In a study on U.S. firms, funded by the Investor Responsibility Research Center Institute and conducted by Institutional Shareholder Services Inc., researchers found that controlled companies are on the rise. In 2002, the S&P 1500 Composite had 87 controlled firms; by 2012 this number was up 31% to 114. Within these firms, 79 contained multi-class capital structures with unequal voting rights, while 35 were controlled through a single class of voting stock.  Examples of this trend are found in Google’s (U.S. $367 billion, market capitalization) multi-class share split to concentrate voting control in the hands of two shareholders, as is the control position of a single shareholder over Facebook ($246 billion). 

Concentrated shareholdings are also found in Berkshire Hathaway ($345 billion), Wal-Mart ($232 billion), Amazon ($201 billion) and Oracle ($178 billion). The aggregate market capitalization of these six firms is $1.57 trillion. Restated, a small group of individuals dictates corporate policy over firms holding a combined market capitalization of approximately one-twelfth the value of all S&P 500 companies ($19.76 trillion).  This is reminiscent of Canada’s experience with concentrated shareholders holding significant influence or control over the country’s largest public corporations. 

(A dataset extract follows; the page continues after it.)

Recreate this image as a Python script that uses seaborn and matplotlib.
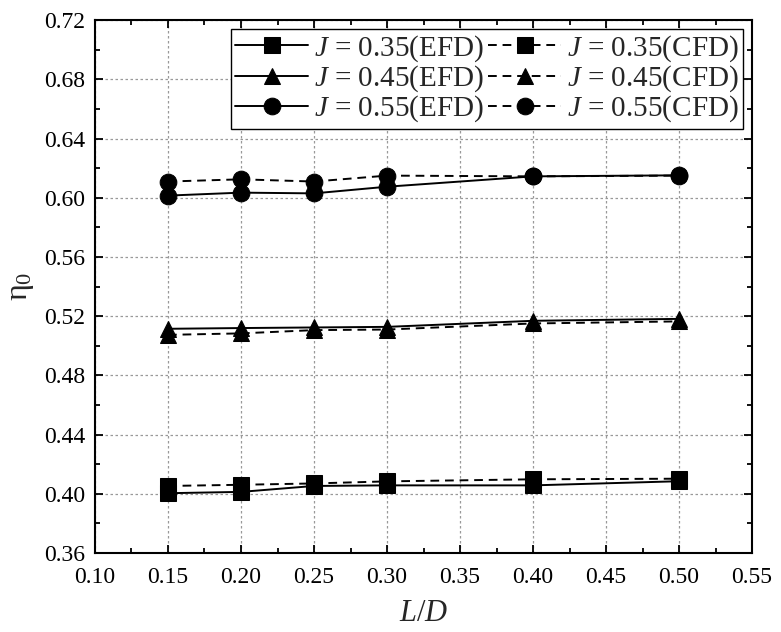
import pandas as pd
import matplotlib
matplotlib.use("Agg")
import matplotlib.pyplot as plt
import seaborn as sns

# values
ld = [0.15, 0.20, 0.25, 0.30, 0.40, 0.50]
j035_efd = [0.4004, 0.4013, 0.4053, 0.4057, 0.4057, 0.4085]
j035_cfd = [0.4053, 0.4061, 0.4070, 0.4084, 0.4098, 0.4102]
j045_efd = [0.5115, 0.5120, 0.5124, 0.5128, 0.5169, 0.5182]
j045_cfd = [0.5074, 0.5084, 0.5106, 0.5110, 0.5151, 0.5165]
j055_efd = [0.6015, 0.6035, 0.6030, 0.6075, 0.6145, 0.6152]
j055_cfd = [0.6110, 0.6125, 0.6110, 0.6150, 0.6145, 0.6150]

sns.set_theme(style="ticks")
plt.rcParams["font.family"] = ["Liberation Serif", "DejaVu Serif"]
plt.rcParams["mathtext.fontset"] = "custom"
plt.rcParams["mathtext.rm"] = "Liberation Serif"
plt.rcParams["mathtext.it"] = "Liberation Serif:italic"

fig = plt.figure(figsize=(7.81, 6.32), dpi=100)
ax = fig.add_axes([0.1216, 0.125, 0.8414, 0.843])

series = [
    (j035_efd, "s", "-", "$J$ = 0.35(EFD)"),
    (j045_efd, "^", "-", "$J$ = 0.45(EFD)"),
    (j055_efd, "o", "-", "$J$ = 0.55(EFD)"),
    (j035_cfd, "s", (0, (4.5, 3)), "$J$ = 0.35(CFD)"),
    (j045_cfd, "^", (0, (4.5, 3)), "$J$ = 0.45(CFD)"),
    (j055_cfd, "o", (0, (4.5, 3)), "$J$ = 0.55(CFD)"),
]

for vals, mk, ls, lab in series:
    df = pd.DataFrame({"L/D": ld, "eta": vals})
    sns.lineplot(data=df, x="L/D", y="eta", ax=ax, color="black", marker=mk,
                 markersize=12, markeredgecolor="black", linestyle=ls,
                 linewidth=1.4, label=lab, zorder=3)

ax.set_xlim(0.10, 0.55)
ax.set_ylim(0.36, 0.72)
ax.set_xticks([0.10 + 0.05 * i for i in range(10)])
ax.set_yticks([0.36 + 0.04 * i for i in range(10)])
ax.set_xticks([0.125 + 0.05 * i for i in range(9)], minor=True)
ax.set_yticks([0.38 + 0.04 * i for i in range(9)], minor=True)
ax.xaxis.set_major_formatter(matplotlib.ticker.FormatStrFormatter("%.2f"))
ax.yaxis.set_major_formatter(matplotlib.ticker.FormatStrFormatter("%.2f"))
ax.tick_params(which="both", direction="in", top=True, right=True,
               labelsize=17, width=1.3, colors="black", pad=7)
ax.tick_params(axis="x", which="both", pad=10)
ax.tick_params(which="major", length=6)
ax.tick_params(which="minor", length=3.5)
ax.grid(True, which="major", color="#999999", linestyle=(0, (2, 2)), linewidth=0.9)
for s in ax.spines.values():
    s.set_linewidth(1.5)
    s.set_color("black")

ax.set_xlabel("$L/D$", fontsize=22, labelpad=8)
ax.set_ylabel("η$_0$", fontsize=23, labelpad=6)

leg = ax.legend(loc="upper right", ncol=2, fontsize=21, frameon=True,
                fancybox=False, edgecolor="black", framealpha=1,
                handlelength=2.5, handletextpad=0.2, columnspacing=0.15,
                borderpad=0.15, labelspacing=-0.02, borderaxespad=0.3)
leg.get_frame().set_linewidth(1.0)

fig.savefig("out.png", dpi=100)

Research out of Stanford University and Columbia Law School goes further. In a paper by Ronald J. Gilson and Jeffrey N. Gordon, "Agency Capitalism: Further Implications of Equity Intermediation", the authors contend that “the U.S. Supreme Court will come to realize what the Chancery Court has recognized for some time – that the doctrine of substantive coercion as a basis for takeover defense must give way as Delaware corporate law adapts to the very different shareholder distribution the capital market has now given us”. The implication is that share ownership patterns in the U.S. equity markets reveal a gradual consolidation between ownership and control – restated, the landscape of U.S. capital markets is shifting.  

Academic attention from prominent U.S. and UK scholars is intensifying on these issues. In “The Long-Term Effects of Hedge Fund Activism”, Bebchuk (Harvard), Brav (Duke) and Jiang (Columbia) uncover empirical evidence that shareholder interventions are followed by improvements in five-year operating performance. Edmans (Wharton), in “Blockholders and Corporate Governance”, reviews theoretical and empirical literature on the impact of large shareholders on governance and firm value. In “Corporate Governance According to Charles T. Munger”, Larcker and Tayan (Stanford) explore the connection between economic efficiency and business ethics. A noteworthy body of research from scholars at Harvard, Yale, Oxford, and Cambridge delves further (see e.g. Armour & Cheffins; Armour, Hansmann & Kraakman; Enriques, Hansmann & Kraakman; Cheffins; Bebchuk). Together, these studies suggest that shareholder power leveraged within a suitable ethical framework enhances economic efficiency, thereby benefiting the various constituents that depend on a corporation’s sustainable operating performance. 

In the U.S., the era of the Berle-Means corporation is in decline. The magnitude of this shift is underappreciated, yet seismic in its implications on corporate governance theory and securities regulation. Increasingly, shareholders wield the power to determine or significantly influence corporate policy in U.S. firms. In focusing upon this evolution in ownership structure – specifically, narrowing within the separation between ownership and control – a distinct economic theory for the enhanced efficiency of public corporations is emerging. 

We encourage the CSA to consider the unique characteristics of Canada’s capital markets, particularly with regard to concentrated share ownership patterns and the inherent efficiencies that are implicitly shifting the U.S. landscape towards greater levels of shareholder influence over corporate policy.